**AIM**
Exactly the lines from the start of the data below through the line that contains "bx, by = 6 * px_x, 5 * px_y" are to be copied, with pictures left out.

_ _ _ _ _

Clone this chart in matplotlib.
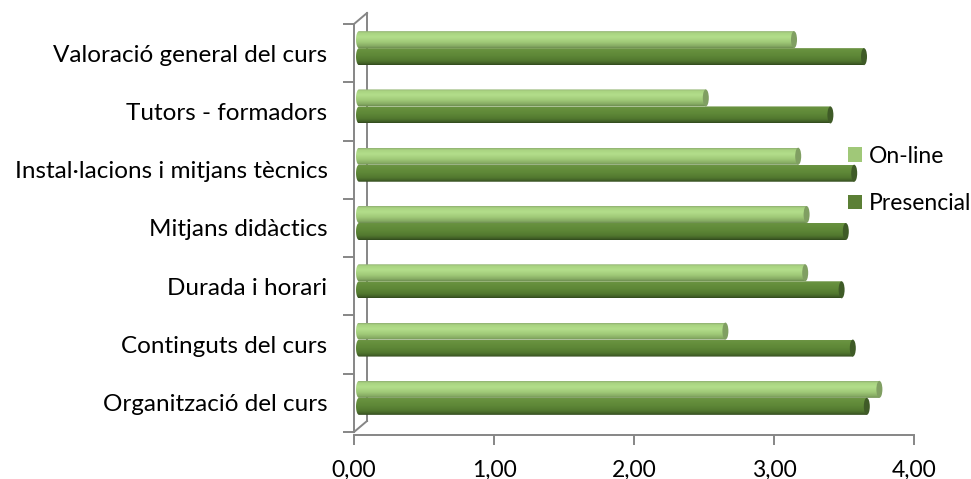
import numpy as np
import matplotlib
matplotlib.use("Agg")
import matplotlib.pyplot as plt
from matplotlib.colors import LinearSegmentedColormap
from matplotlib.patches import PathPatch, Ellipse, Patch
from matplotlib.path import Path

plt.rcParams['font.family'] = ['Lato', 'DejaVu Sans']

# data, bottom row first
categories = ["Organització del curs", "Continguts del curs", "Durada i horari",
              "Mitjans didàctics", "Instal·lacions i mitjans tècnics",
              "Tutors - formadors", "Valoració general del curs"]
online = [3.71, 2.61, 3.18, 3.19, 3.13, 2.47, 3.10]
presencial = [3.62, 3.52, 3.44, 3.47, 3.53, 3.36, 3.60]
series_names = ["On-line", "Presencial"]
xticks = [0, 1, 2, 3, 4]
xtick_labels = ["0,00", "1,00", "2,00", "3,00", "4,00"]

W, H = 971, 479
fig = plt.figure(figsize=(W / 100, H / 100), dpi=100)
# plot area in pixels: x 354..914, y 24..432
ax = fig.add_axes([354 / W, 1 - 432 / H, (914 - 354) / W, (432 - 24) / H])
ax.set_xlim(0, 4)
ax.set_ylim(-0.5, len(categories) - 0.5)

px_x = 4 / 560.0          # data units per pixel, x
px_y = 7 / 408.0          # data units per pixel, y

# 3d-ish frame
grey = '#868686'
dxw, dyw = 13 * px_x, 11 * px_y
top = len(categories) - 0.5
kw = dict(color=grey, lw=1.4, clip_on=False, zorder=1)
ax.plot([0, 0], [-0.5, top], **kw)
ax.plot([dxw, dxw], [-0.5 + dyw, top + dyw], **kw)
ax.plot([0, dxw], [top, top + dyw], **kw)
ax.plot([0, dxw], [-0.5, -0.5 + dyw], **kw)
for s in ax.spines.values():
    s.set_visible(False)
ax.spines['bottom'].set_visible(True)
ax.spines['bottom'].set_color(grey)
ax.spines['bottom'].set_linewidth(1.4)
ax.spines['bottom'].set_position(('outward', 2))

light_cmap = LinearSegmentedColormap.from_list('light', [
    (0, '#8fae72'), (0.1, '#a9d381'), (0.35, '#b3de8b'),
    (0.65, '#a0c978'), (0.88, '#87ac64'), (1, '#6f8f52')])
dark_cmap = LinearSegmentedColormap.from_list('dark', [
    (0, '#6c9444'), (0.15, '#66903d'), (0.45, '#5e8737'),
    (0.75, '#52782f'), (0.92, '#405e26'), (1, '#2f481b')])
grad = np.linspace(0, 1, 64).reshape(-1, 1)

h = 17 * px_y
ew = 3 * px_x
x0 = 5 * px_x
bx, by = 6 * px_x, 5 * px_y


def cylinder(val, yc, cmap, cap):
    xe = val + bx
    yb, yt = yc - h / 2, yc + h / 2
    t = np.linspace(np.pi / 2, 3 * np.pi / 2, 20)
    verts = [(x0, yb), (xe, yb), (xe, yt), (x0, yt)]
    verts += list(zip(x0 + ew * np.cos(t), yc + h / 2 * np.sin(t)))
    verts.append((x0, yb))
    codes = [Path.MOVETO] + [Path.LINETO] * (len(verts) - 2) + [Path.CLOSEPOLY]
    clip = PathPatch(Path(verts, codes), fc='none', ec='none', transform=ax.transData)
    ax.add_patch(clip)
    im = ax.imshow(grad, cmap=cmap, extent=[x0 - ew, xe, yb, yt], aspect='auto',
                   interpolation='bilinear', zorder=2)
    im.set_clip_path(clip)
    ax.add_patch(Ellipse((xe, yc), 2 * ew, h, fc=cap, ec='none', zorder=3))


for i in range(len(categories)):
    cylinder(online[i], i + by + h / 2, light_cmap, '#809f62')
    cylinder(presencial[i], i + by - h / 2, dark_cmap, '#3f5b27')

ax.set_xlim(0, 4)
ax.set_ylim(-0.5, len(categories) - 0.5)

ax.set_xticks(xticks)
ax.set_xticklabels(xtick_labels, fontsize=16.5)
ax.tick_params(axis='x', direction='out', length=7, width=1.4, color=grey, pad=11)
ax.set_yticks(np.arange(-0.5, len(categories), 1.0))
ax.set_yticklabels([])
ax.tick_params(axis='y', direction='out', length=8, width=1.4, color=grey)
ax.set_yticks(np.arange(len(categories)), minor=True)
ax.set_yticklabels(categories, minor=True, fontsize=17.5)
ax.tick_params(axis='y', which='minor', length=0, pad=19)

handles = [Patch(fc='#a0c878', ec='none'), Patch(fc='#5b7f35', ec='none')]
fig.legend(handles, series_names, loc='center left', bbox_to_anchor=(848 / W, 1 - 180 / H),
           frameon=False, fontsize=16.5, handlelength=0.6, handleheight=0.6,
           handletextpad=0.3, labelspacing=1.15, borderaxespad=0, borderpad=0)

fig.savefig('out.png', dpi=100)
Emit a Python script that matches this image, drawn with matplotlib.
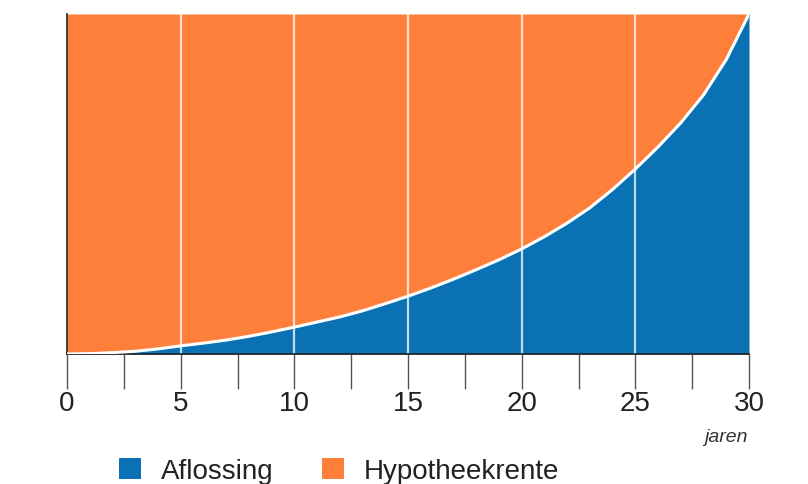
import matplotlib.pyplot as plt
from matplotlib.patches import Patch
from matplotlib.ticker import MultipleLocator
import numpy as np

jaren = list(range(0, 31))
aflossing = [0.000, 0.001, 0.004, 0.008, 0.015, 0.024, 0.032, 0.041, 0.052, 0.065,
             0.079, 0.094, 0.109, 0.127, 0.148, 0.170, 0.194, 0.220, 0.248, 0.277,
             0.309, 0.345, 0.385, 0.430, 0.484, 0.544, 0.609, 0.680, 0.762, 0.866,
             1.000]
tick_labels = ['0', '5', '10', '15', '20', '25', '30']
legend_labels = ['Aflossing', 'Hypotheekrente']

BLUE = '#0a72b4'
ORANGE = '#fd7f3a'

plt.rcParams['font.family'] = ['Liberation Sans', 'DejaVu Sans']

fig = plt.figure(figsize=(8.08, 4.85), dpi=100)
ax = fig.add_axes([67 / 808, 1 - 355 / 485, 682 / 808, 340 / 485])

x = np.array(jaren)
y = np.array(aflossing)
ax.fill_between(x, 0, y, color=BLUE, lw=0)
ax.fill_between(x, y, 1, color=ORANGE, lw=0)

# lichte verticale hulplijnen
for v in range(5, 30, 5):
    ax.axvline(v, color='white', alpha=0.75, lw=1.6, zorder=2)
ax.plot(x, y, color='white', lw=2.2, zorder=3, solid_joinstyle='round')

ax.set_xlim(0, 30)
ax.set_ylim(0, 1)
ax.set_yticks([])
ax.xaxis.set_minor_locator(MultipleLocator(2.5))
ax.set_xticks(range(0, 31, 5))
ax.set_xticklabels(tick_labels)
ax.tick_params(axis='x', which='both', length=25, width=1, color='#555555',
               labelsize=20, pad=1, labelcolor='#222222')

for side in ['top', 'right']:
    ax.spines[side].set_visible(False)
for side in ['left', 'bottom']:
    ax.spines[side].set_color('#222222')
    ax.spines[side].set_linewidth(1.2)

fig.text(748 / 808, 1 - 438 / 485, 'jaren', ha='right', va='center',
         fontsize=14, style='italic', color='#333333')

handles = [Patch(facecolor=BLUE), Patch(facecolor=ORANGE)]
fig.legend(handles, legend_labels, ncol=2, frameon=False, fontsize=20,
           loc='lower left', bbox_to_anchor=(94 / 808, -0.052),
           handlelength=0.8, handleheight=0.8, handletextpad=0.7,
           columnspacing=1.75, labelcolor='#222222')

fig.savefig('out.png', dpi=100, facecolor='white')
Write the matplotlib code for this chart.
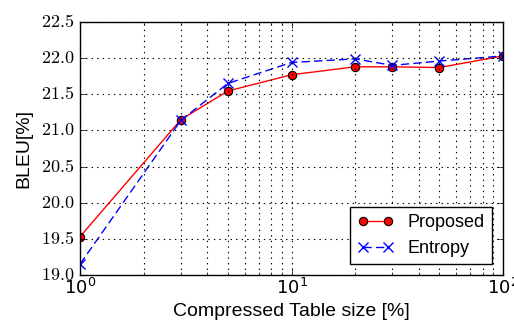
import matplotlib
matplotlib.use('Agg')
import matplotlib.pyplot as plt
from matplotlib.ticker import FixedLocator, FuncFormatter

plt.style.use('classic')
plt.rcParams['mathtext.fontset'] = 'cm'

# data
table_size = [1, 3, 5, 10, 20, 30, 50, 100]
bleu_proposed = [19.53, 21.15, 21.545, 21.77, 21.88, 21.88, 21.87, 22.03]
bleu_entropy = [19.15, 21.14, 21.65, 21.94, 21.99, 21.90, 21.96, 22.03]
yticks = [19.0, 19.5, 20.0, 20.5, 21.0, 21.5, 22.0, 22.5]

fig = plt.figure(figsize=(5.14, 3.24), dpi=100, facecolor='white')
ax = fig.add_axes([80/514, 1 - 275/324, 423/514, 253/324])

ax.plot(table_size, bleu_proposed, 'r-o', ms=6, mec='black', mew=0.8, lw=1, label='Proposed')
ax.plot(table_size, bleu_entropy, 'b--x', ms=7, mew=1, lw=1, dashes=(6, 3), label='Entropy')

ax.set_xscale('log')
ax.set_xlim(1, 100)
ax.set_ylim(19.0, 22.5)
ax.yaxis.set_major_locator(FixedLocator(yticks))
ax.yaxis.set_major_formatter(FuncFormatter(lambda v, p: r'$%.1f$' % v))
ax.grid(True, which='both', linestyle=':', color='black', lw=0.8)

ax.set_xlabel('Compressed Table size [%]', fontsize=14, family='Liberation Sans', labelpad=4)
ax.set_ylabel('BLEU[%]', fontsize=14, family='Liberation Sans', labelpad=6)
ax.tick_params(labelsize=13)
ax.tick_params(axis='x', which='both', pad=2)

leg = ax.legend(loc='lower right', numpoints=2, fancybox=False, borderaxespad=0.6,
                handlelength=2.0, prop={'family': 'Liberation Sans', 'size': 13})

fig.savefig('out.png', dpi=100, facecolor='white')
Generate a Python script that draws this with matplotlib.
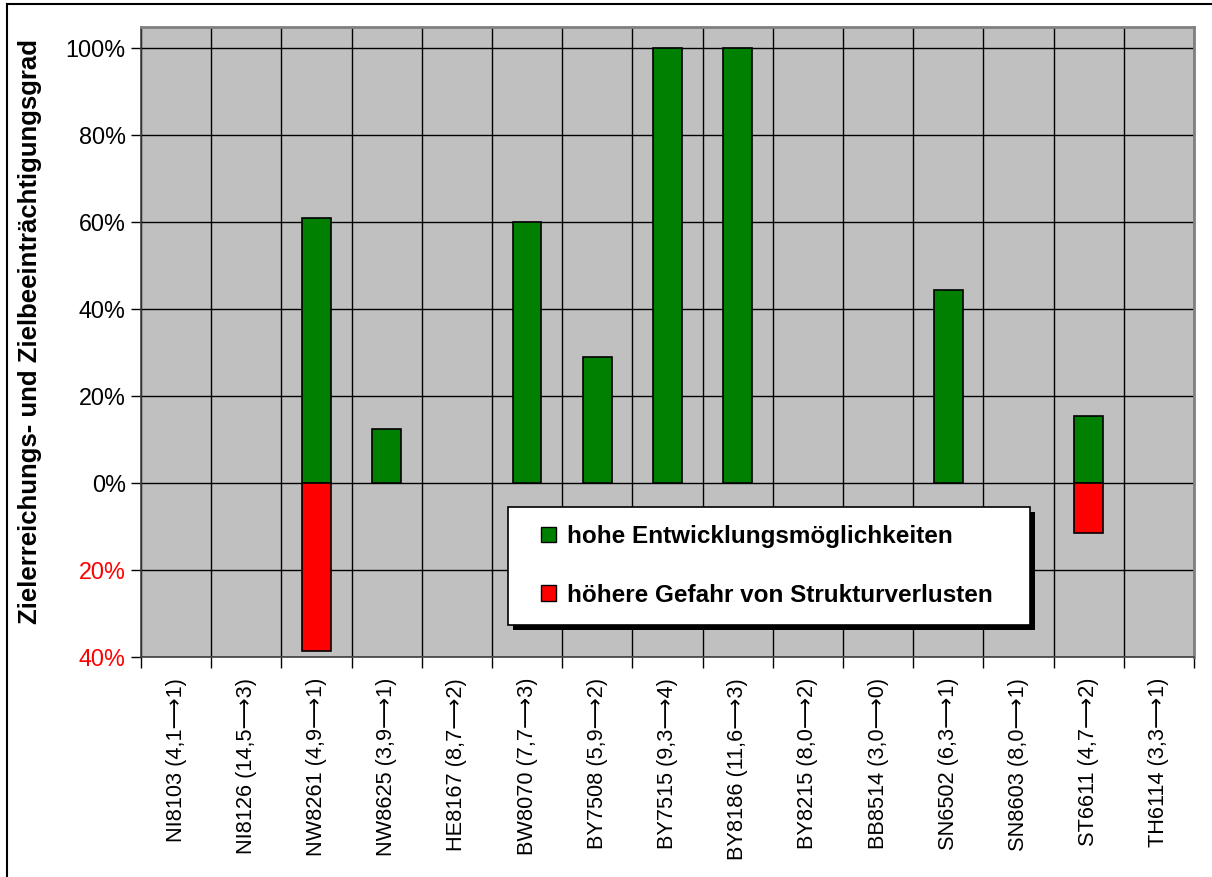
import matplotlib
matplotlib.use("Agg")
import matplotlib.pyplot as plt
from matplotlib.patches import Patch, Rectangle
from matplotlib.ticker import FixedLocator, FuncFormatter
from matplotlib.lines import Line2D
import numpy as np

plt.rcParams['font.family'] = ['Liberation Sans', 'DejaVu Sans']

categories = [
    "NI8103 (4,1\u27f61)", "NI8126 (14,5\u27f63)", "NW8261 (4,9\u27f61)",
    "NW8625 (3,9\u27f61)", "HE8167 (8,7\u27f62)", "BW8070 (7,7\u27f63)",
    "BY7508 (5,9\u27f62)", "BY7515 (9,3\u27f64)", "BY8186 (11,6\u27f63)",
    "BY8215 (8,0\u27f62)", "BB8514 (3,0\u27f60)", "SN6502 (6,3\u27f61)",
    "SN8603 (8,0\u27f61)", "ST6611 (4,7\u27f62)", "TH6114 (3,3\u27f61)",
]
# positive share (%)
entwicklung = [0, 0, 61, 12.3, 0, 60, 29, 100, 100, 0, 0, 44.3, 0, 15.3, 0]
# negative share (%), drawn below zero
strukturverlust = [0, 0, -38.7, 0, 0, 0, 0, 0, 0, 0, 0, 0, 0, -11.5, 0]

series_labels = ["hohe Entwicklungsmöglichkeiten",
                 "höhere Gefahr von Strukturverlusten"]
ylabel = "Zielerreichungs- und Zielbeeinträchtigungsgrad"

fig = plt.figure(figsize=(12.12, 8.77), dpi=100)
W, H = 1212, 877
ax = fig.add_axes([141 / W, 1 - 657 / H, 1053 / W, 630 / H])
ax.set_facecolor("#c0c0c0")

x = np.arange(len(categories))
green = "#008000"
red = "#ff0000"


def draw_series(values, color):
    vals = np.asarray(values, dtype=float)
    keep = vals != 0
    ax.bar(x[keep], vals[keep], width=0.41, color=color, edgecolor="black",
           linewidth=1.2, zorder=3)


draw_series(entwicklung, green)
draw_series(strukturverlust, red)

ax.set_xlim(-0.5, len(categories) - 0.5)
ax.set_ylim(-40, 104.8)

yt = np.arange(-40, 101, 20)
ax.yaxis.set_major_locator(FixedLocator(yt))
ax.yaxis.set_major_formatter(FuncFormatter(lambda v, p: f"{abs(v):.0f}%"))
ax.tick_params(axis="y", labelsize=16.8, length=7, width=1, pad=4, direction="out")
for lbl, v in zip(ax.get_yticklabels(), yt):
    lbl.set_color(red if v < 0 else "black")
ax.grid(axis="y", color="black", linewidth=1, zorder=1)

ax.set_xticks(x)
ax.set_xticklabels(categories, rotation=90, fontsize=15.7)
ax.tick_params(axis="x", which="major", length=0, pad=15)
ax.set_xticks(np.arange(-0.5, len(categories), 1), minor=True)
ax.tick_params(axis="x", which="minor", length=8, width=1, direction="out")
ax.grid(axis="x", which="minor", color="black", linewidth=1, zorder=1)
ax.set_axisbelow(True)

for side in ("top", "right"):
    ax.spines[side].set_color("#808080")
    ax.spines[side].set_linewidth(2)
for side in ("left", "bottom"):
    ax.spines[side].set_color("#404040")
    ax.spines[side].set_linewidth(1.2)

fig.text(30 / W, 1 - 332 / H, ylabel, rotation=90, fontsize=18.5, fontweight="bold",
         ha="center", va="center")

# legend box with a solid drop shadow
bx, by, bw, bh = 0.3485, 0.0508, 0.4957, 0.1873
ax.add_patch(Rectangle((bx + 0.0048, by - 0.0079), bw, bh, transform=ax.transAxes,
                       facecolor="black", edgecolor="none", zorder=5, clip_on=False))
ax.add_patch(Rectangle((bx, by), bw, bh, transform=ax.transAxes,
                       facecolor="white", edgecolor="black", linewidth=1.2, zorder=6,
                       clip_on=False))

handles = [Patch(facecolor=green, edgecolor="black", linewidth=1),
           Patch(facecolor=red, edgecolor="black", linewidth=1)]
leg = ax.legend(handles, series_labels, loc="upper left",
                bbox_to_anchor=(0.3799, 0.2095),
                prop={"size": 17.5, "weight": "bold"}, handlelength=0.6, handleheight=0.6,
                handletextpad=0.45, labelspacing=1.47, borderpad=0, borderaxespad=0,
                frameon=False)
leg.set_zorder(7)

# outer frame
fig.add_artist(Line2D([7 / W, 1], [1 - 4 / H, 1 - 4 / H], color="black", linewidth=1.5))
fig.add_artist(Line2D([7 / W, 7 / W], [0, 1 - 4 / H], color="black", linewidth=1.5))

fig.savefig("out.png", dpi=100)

_ _ _ _ _

**ANSWER**
Clone this chart in matplotlib.
import numpy as np
import matplotlib
matplotlib.use("Agg")
import matplotlib.pyplot as plt
from matplotlib.colors import LinearSegmentedColormap
from matplotlib.patches import PathPatch, Ellipse, Patch
from matplotlib.path import Path

plt.rcParams['font.family'] = ['Lato', 'DejaVu Sans']

# data, bottom row first
categories = ["Organització del curs", "Continguts del curs", "Durada i horari",
              "Mitjans didàctics", "Instal·lacions i mitjans tècnics",
              "Tutors - formadors", "Valoració general del curs"]
online = [3.71, 2.61, 3.18, 3.19, 3.13, 2.47, 3.10]
presencial = [3.62, 3.52, 3.44, 3.47, 3.53, 3.36, 3.60]
series_names = ["On-line", "Presencial"]
xticks = [0, 1, 2, 3, 4]
xtick_labels = ["0,00", "1,00", "2,00", "3,00", "4,00"]

W, H = 971, 479
fig = plt.figure(figsize=(W / 100, H / 100), dpi=100)
# plot area in pixels: x 354..914, y 24..432
ax = fig.add_axes([354 / W, 1 - 432 / H, (914 - 354) / W, (432 - 24) / H])
ax.set_xlim(0, 4)
ax.set_ylim(-0.5, len(categories) - 0.5)

px_x = 4 / 560.0          # data units per pixel, x
px_y = 7 / 408.0          # data units per pixel, y

# 3d-ish frame
grey = '#868686'
dxw, dyw = 13 * px_x, 11 * px_y
top = len(categories) - 0.5
kw = dict(color=grey, lw=1.4, clip_on=False, zorder=1)
ax.plot([0, 0], [-0.5, top], **kw)
ax.plot([dxw, dxw], [-0.5 + dyw, top + dyw], **kw)
ax.plot([0, dxw], [top, top + dyw], **kw)
ax.plot([0, dxw], [-0.5, -0.5 + dyw], **kw)
for s in ax.spines.values():
    s.set_visible(False)
ax.spines['bottom'].set_visible(True)
ax.spines['bottom'].set_color(grey)
ax.spines['bottom'].set_linewidth(1.4)
ax.spines['bottom'].set_position(('outward', 2))

light_cmap = LinearSegmentedColormap.from_list('light', [
    (0, '#8fae72'), (0.1, '#a9d381'), (0.35, '#b3de8b'),
    (0.65, '#a0c978'), (0.88, '#87ac64'), (1, '#6f8f52')])
dark_cmap = LinearSegmentedColormap.from_list('dark', [
    (0, '#6c9444'), (0.15, '#66903d'), (0.45, '#5e8737'),
    (0.75, '#52782f'), (0.92, '#405e26'), (1, '#2f481b')])
grad = np.linspace(0, 1, 64).reshape(-1, 1)

h = 17 * px_y
ew = 3 * px_x
x0 = 5 * px_x
bx, by = 6 * px_x, 5 * px_y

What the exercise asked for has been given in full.